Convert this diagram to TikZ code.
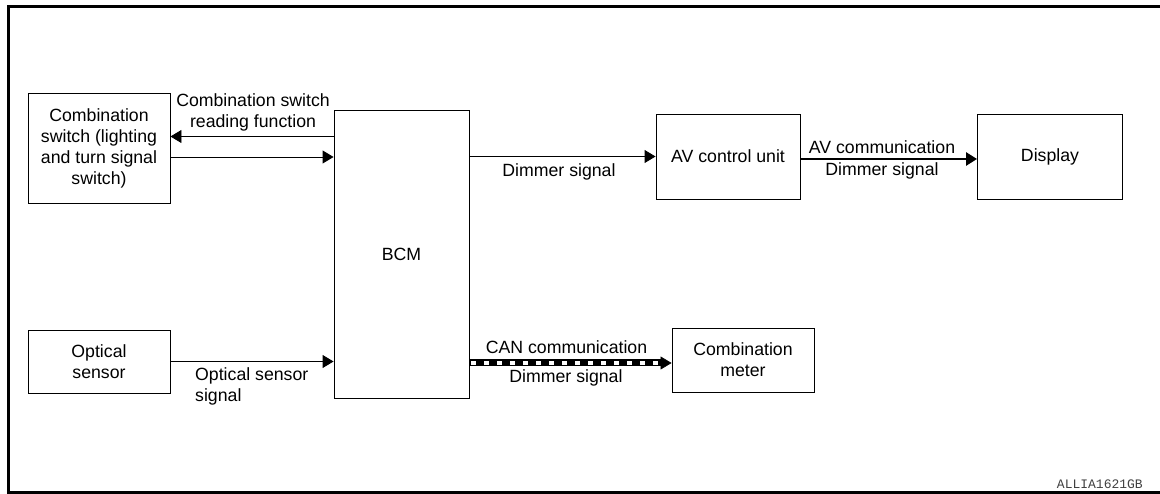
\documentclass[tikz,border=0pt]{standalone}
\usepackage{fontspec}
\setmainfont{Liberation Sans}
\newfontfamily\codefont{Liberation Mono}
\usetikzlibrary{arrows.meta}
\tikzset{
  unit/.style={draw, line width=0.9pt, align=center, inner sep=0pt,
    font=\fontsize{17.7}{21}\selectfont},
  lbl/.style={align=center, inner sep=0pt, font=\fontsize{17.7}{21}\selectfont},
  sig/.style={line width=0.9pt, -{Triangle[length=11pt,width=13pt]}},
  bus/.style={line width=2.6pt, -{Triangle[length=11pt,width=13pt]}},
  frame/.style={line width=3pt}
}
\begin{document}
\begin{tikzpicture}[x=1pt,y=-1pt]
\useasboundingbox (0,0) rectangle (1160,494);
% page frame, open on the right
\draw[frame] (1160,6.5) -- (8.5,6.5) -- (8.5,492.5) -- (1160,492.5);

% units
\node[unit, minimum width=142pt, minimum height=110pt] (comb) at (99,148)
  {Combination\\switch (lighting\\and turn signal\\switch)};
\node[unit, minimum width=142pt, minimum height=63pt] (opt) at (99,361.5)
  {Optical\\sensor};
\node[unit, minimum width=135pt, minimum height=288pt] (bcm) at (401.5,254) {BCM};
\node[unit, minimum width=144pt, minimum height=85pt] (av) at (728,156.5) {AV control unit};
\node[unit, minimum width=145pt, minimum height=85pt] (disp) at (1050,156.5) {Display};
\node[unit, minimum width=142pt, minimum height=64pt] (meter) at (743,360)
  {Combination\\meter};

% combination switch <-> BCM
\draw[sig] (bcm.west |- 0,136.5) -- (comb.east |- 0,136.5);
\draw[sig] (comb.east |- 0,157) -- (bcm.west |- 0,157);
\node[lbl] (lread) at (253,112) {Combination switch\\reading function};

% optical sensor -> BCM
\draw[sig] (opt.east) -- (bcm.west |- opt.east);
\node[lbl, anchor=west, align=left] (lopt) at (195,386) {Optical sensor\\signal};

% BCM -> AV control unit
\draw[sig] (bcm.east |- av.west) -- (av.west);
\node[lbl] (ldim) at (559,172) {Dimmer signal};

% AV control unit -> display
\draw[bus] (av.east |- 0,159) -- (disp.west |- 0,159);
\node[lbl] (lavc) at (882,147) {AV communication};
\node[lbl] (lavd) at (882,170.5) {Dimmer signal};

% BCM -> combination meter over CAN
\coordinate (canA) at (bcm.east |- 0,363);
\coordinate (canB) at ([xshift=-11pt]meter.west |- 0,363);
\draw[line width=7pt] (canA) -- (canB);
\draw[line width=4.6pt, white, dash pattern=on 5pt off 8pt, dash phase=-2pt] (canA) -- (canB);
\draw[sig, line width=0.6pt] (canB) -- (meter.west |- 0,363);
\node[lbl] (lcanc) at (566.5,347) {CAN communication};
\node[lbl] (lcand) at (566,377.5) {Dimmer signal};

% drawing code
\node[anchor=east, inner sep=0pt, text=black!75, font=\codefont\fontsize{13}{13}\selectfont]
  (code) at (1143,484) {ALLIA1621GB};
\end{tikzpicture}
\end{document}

Work instructions:
Exactly restate the lines from the beginning of the data through the line with "anchor=west, align=left] (lopt)", and no others, keeping pictures out.

Full response:
Convert this diagram to TikZ code.
\documentclass[tikz,border=0pt]{standalone}
\usepackage{fontspec}
\setmainfont{Liberation Sans}
\newfontfamily\codefont{Liberation Mono}
\usetikzlibrary{arrows.meta}
\tikzset{
  unit/.style={draw, line width=0.9pt, align=center, inner sep=0pt,
    font=\fontsize{17.7}{21}\selectfont},
  lbl/.style={align=center, inner sep=0pt, font=\fontsize{17.7}{21}\selectfont},
  sig/.style={line width=0.9pt, -{Triangle[length=11pt,width=13pt]}},
  bus/.style={line width=2.6pt, -{Triangle[length=11pt,width=13pt]}},
  frame/.style={line width=3pt}
}
\begin{document}
\begin{tikzpicture}[x=1pt,y=-1pt]
\useasboundingbox (0,0) rectangle (1160,494);
% page frame, open on the right
\draw[frame] (1160,6.5) -- (8.5,6.5) -- (8.5,492.5) -- (1160,492.5);

% units
\node[unit, minimum width=142pt, minimum height=110pt] (comb) at (99,148)
  {Combination\\switch (lighting\\and turn signal\\switch)};
\node[unit, minimum width=142pt, minimum height=63pt] (opt) at (99,361.5)
  {Optical\\sensor};
\node[unit, minimum width=135pt, minimum height=288pt] (bcm) at (401.5,254) {BCM};
\node[unit, minimum width=144pt, minimum height=85pt] (av) at (728,156.5) {AV control unit};
\node[unit, minimum width=145pt, minimum height=85pt] (disp) at (1050,156.5) {Display};
\node[unit, minimum width=142pt, minimum height=64pt] (meter) at (743,360)
  {Combination\\meter};

% combination switch <-> BCM
\draw[sig] (bcm.west |- 0,136.5) -- (comb.east |- 0,136.5);
\draw[sig] (comb.east |- 0,157) -- (bcm.west |- 0,157);
\node[lbl] (lread) at (253,112) {Combination switch\\reading function};

% optical sensor -> BCM
\draw[sig] (opt.east) -- (bcm.west |- opt.east);
\node[lbl, anchor=west, align=left] (lopt) at (195,386) {Optical sensor\\signal};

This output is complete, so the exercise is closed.